In many ways, Fleming’'s first five novels have quite a different tone than DN. I think the character as he was in DN and onwards, with more humour and the story itself having more outlandish elements, was the foundation for what the series overall would become. And it was where the novel series was at the time, so it made sense that that was translated to the screen. I always think of the Fleming novels in three different ‘‘arcs’’ if you will:

-The first 5 novels (CR to FRWL) have Bond as more of a dark and serious blunt instrument, the tone is more serious. This is where the Dalton and early Craig era clearly draw the most from.

-From DN to OHMSS the character becomes somewhat lighter, there’s more fun, more humour and his world becomes more outlandish. This is the tone that is present in most of the film series.

-Then we have the later novels YOLT and onwards where we have Bond as a broken more emotional character, and this is where the later Craig era draws the most from.
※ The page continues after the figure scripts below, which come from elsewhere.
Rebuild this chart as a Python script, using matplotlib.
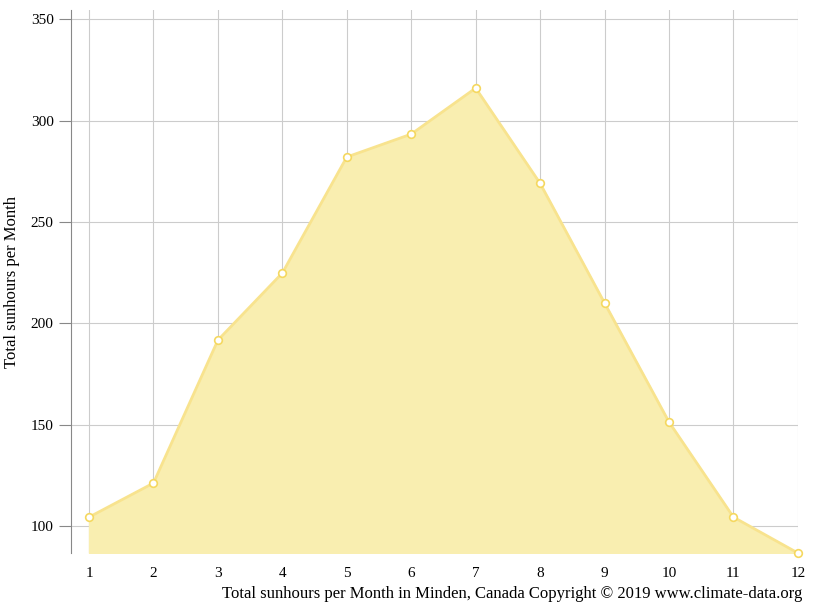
import matplotlib
matplotlib.use("Agg")
import matplotlib.pyplot as plt

months = [1, 2, 3, 4, 5, 6, 7, 8, 9, 10, 11, 12]
sunhours = [104.4, 121.2, 191.7, 224.8, 282.0, 293.3, 316.0, 269.0, 210.0, 151.3, 104.4, 86.7]
yticks = [100, 150, 200, 250, 300, 350]

plt.rcParams['font.family'] = ['Liberation Serif', 'DejaVu Serif']
fig = plt.figure(figsize=(8.15, 6.11), dpi=100)
ax = fig.add_axes([0.0871, 0.0949, 0.8919, 0.8887])
ymin = 86.7
ax.fill_between(months, sunhours, ymin, color='#f9eeb0', zorder=2)
ax.plot(months, sunhours, color='#f8e38e', lw=2, zorder=3)
ax.plot(months, sunhours, 'o', ms=5.5, mfc='white', mec='#f5d860', mew=1.2, zorder=4, clip_on=False)
ax.set_xlim(0.72, 12)
ax.set_ylim(ymin, 354.5)
ax.set_xticks(months)
ax.set_yticks(yticks)
ax.grid(True, color='#cccccc', lw=0.8, zorder=0)
for s in ['top', 'right', 'bottom']:
    ax.spines[s].set_visible(False)
ax.spines['left'].set_color('#888888')
ax.tick_params(axis='y', length=9, color='#888888', labelsize=11)
ax.tick_params(axis='x', length=0, labelsize=11, pad=10)
ax.set_ylabel('Total sunhours per Month', fontsize=12, labelpad=8)
fig.text(0.984, 0.015, 'Total sunhours per Month in Minden, Canada Copyright © 2019 www.climate-data.org',
         ha='right', va='bottom', fontsize=12)
fig.savefig('out.png')
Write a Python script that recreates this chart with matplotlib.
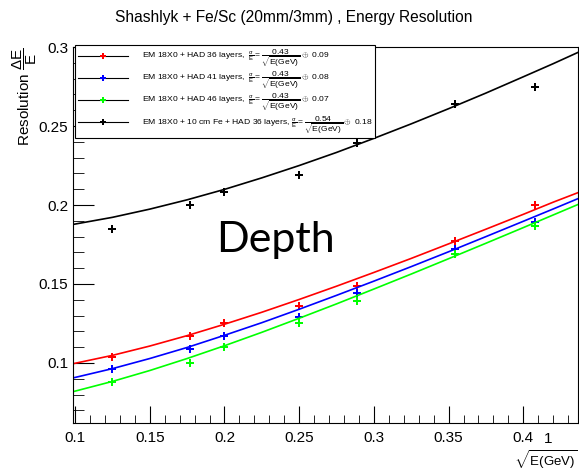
import numpy as np
import matplotlib
matplotlib.use("Agg")
import matplotlib.pyplot as plt
from matplotlib.lines import Line2D
from matplotlib.ticker import MultipleLocator

plt.rcParams["font.family"] = ["Liberation Sans", "DejaVu Sans"]
plt.rcParams["mathtext.fontset"] = "custom"
plt.rcParams["mathtext.rm"] = "Liberation Sans"
plt.rcParams["mathtext.it"] = "Liberation Sans"

# ---- data ----
inv_sqrt_e = [0.125, 0.177, 0.2, 0.25, 0.289, 0.354, 0.408]   # 1/sqrt(E[GeV])
res_had36 = [0.104, 0.117, 0.125, 0.136, 0.149, 0.177, 0.200]
res_had41 = [0.096, 0.109, 0.117, 0.129, 0.144, 0.172, 0.189]
res_had46 = [0.088, 0.100, 0.110, 0.125, 0.139, 0.169, 0.187]
res_fe10 = [0.185, 0.200, 0.208, 0.219, 0.239, 0.264, 0.275]

# fit curves
fit_x = [0.0986, 0.125, 0.15, 0.175, 0.2, 0.225, 0.25, 0.275, 0.3, 0.325,
         0.35, 0.375, 0.4, 0.42, 0.4365]
fit_had36 = [.0995, .1048, .1107, .1173, .1245, .1321, .1402, .1486, .1573, .1662,
             .1754, .1847, .1941, .2018, .2078]
fit_had41 = [.0905, .0964, .1028, .1098, .1175, .1255, .1340, .1428, .1518, .1610,
             .1704, .1800, .1897, .1975, .2040]
fit_had46 = [.0818, .0883, .0952, .1028, .1109, .1194, .1283, .1374, .1468, .1563,
             .1660, .1758, .1857, .1937, .2003]
fit_fe10 = [.1877, .1922, .1974, .2033, .2099, .2172, .2250, .2333, .2422, .2514,
            .2610, .2709, .2812, .2895, .2966]

labels = [
    r"EM 18X0 + HAD 36 layers,  $\frac{\sigma}{E}=\dfrac{0.43}{\sqrt{E(GeV)}}\oplus$ 0.09",
    r"EM 18X0 + HAD 41 layers,  $\frac{\sigma}{E}=\dfrac{0.43}{\sqrt{E(GeV)}}\oplus$ 0.08",
    r"EM 18X0 + HAD 46 layers,  $\frac{\sigma}{E}=\dfrac{0.43}{\sqrt{E(GeV)}}\oplus$ 0.07",
    r"EM 18X0 + 10 cm Fe + HAD 36 layers, $\frac{\sigma}{E}=\dfrac{0.54}{\sqrt{E(GeV)}}\oplus$ 0.18",
]
colors = ["#ff0000", "#0000ff", "#00ff00", "#000000"]
points = [res_had36, res_had41, res_had46, res_fe10]
fits = [fit_had36, fit_had41, fit_had46, fit_fe10]

fig = plt.figure(figsize=(5.79, 4.71), dpi=100)
ax = fig.add_axes([0.126, 0.102, 0.872, 0.798])

for pts, fit, c in zip(points, fits, colors):
    ax.plot(fit_x, fit, color=c, lw=1.2)
    ax.plot(inv_sqrt_e, pts, ls="none", marker="P", ms=5.5, color=c, mew=0)

ax.set_xlim(0.0986, 0.4365)
ax.set_ylim(0.062, 0.3)
ax.xaxis.set_major_locator(MultipleLocator(0.05))
ax.xaxis.set_minor_locator(MultipleLocator(0.01))
ax.yaxis.set_major_locator(MultipleLocator(0.05))
ax.yaxis.set_minor_locator(MultipleLocator(0.01))
ax.tick_params(which="both", direction="in", top=False, right=False, labelsize=11)
ax.tick_params(axis="x", which="major", length=12, pad=6)
ax.tick_params(axis="x", which="minor", length=6)
ax.tick_params(axis="y", which="major", length=15)
ax.tick_params(axis="y", which="minor", length=8)
ax.xaxis.set_major_formatter(plt.FuncFormatter(lambda v, p: f"{v:g}"))
ax.yaxis.set_major_formatter(plt.FuncFormatter(lambda v, p: f"{v:g}"))

handles = [Line2D([0], [0], color="k", lw=0.8, marker="P", ms=5, mfc=c, mec=c, mew=0)
           for c in colors]
leg = ax.legend(handles, labels, loc="upper left", bbox_to_anchor=(0.005, 1.005),
                borderaxespad=0, fontsize=6.1, fancybox=False, edgecolor="k",
                framealpha=1, handlelength=5.8, handletextpad=1.7, labelspacing=0.1,
                borderpad=0.35)
leg.get_frame().set_linewidth(0.8)

fig.text(0.508, 0.962, "Shashlyk + Fe/Sc (20mm/3mm) , Energy Resolution",
         ha="center", va="center", fontsize=11.2)
fig.text(0.043, 0.9, r"Resolution $\dfrac{\Delta E}{E}$", rotation=90,
         ha="center", va="top", fontsize=11)
fig.text(0.947, 0.068, "1", ha="center", va="center", fontsize=11)
fig.text(0.998, 0.0, r"$\sqrt{E(GeV)}$", ha="right", va="bottom", fontsize=9.5)
fig.text(0.373, 0.465, "Depth", fontsize=31,
         family=["Lato", "DejaVu Sans"], ha="left", va="baseline")

fig.savefig("out.png", dpi=100)
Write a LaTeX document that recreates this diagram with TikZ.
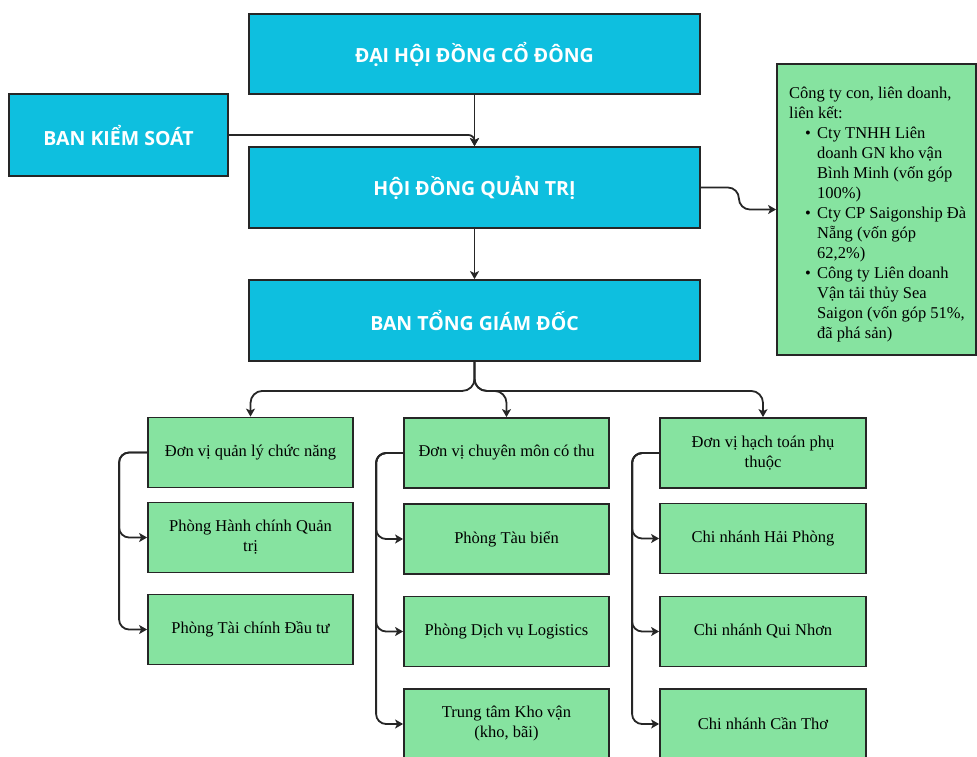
\documentclass[tikz,border=0pt]{standalone}
\usepackage{fontspec}
\setmainfont{Liberation Serif}
\newfontfamily\headfont{Open Sans}
\usetikzlibrary{arrows.meta}
\definecolor{hbl}{RGB}{14,191,223}
\definecolor{grn}{RGB}{134,227,160}
\newcommand{\bitem}{\hspace*{16pt}\makebox[12pt][l]{\textbullet}}
\newcommand{\bcont}{\hspace*{28pt}}
\begin{document}
\begin{tikzpicture}[x=1pt,y=-1pt,
  head/.style={draw=black!85, line width=1.8pt, fill=hbl, text=white, inner sep=0,
    font=\headfont\bfseries\fontsize{19.5}{23}\selectfont},
  gbox/.style={draw=black!85, line width=1.8pt, fill=grn, align=center, inner sep=0,
    minimum width=205, minimum height=70, font=\fontsize{16.5}{20}\selectfont},
  conn/.style={line width=1.8pt, draw=black!85, rounded corners=8,
    -{Stealth[length=8pt,width=9pt,inset=2pt]}}]
\useasboundingbox (0,0) rectangle (977,756);
\clip (0,0) rectangle (977,756);

% top level
\node[head, minimum width=451, minimum height=80] (dh) at (474.5,54) {ĐẠI HỘI ĐỒNG CỔ ĐÔNG};
\node[head, minimum width=219, minimum height=82] (bks) at (118.5,135) {BAN KIỂM SOÁT};
\node[head, minimum width=451, minimum height=81] (hd) at (474.5,187.5) {HỘI ĐỒNG QUẢN TRỊ};
\node[head, minimum width=451, minimum height=81] (tgd) at (474.5,320.5) {BAN TỔNG GIÁM ĐỐC};

% subsidiaries box
\node[draw=black!85, line width=1.8pt, fill=grn, minimum width=199, minimum height=291, inner sep=0] (sub) at (876.5,209.5) {};
\node[anchor=north west, inner sep=0, align=left, font=\fontsize{16.5}{20}\selectfont] (subtxt) at (789,87) {%
Công ty con, liên doanh,\\
liên kết:\\
\bitem Cty TNHH Liên\\
\bcont doanh GN kho vận\\
\bcont Bình Minh (vốn góp\\
\bcont 100\%)\\
\bitem Cty CP Saigonship Đà\\
\bcont Nẵng (vốn góp\\
\bcont 62,2\%)\\
\bitem Công ty Liên doanh\\
\bcont Vận tải thủy Sea\\
\bcont Saigon (vốn góp 51\%,\\
\bcont đã phá sản)};

% column 1
\node[gbox] (a1) at (250.5,452.5) {Đơn vị quản lý chức năng};
\node[gbox] (a2) at (250.5,537.5) {Phòng Hành chính Quản\\trị};
\node[gbox] (a3) at (250.5,629.5) {Phòng Tài chính Đầu tư};

% column 2
\node[gbox] (b1) at (506.5,453) {Đơn vị chuyên môn có thu};
\node[gbox] (b2) at (506.5,539) {Phòng Tàu biển};
\node[gbox] (b3) at (506.5,631.5) {Phòng Dịch vụ Logistics};
\node[gbox] (b4) at (506.5,724) {Trung tâm Kho vận\\(kho, bãi)};

% column 3
\node[gbox, minimum width=206] (c1) at (763,453) {Đơn vị hạch toán phụ\\thuộc};
\node[gbox, minimum width=206] (c2) at (763,538.5) {Chi nhánh Hải Phòng};
\node[gbox, minimum width=206] (c3) at (763,631.5) {Chi nhánh Qui Nhơn};
\node[gbox, minimum width=206] (c4) at (763,724) {Chi nhánh Cần Thơ};

% connectors
\draw[conn] (dh.south) -- (hd.north);
\draw[conn, rounded corners=6] (bks.east) -| (hd.north);
\draw[conn] (hd.south) -- (tgd.north);
\draw[conn, rounded corners=11] (hd.east) -- ++(38,0) |- (sub.west);

\draw[conn, rounded corners=12] (tgd.south) -- ++(0,29) -| (a1.north);
\draw[conn, rounded corners=12] (tgd.south) -- ++(0,29) -| (b1.north);
\draw[conn, rounded corners=12] (tgd.south) -- ++(0,29) -| (c1.north);

\draw[conn, rounded corners=10] (a1.west) -- ++(-28,0) |- (a2.west);
\draw[conn, rounded corners=10] (a1.west) -- ++(-28,0) |- (a3.west);

\draw[conn, rounded corners=10] (b1.west) -- ++(-27,0) |- (b2.west);
\draw[conn, rounded corners=10] (b1.west) -- ++(-27,0) |- (b3.west);
\draw[conn, rounded corners=10] (b1.west) -- ++(-27,0) |- (b4.west);

\draw[conn, rounded corners=10] (c1.west) -- ++(-27,0) |- (c2.west);
\draw[conn, rounded corners=10] (c1.west) -- ++(-27,0) |- (c3.west);
\draw[conn, rounded corners=10] (c1.west) -- ++(-27,0) |- (c4.west);
\end{tikzpicture}
\end{document}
As has often been discussed the Craig essentially goes from this early dark blunt instrument version of Bond to the later broken version of the character, without doing the ‘‘middle’’ version of the character that is essentially what made the character famous on the big screen.

I think EON made the right call to use the tone of that second category with DN and have it as the template for the series overall. With all that being said, I do think it’s an interesting what if however if they made DN later down the line and incorporated some elements from the novel that were omitted.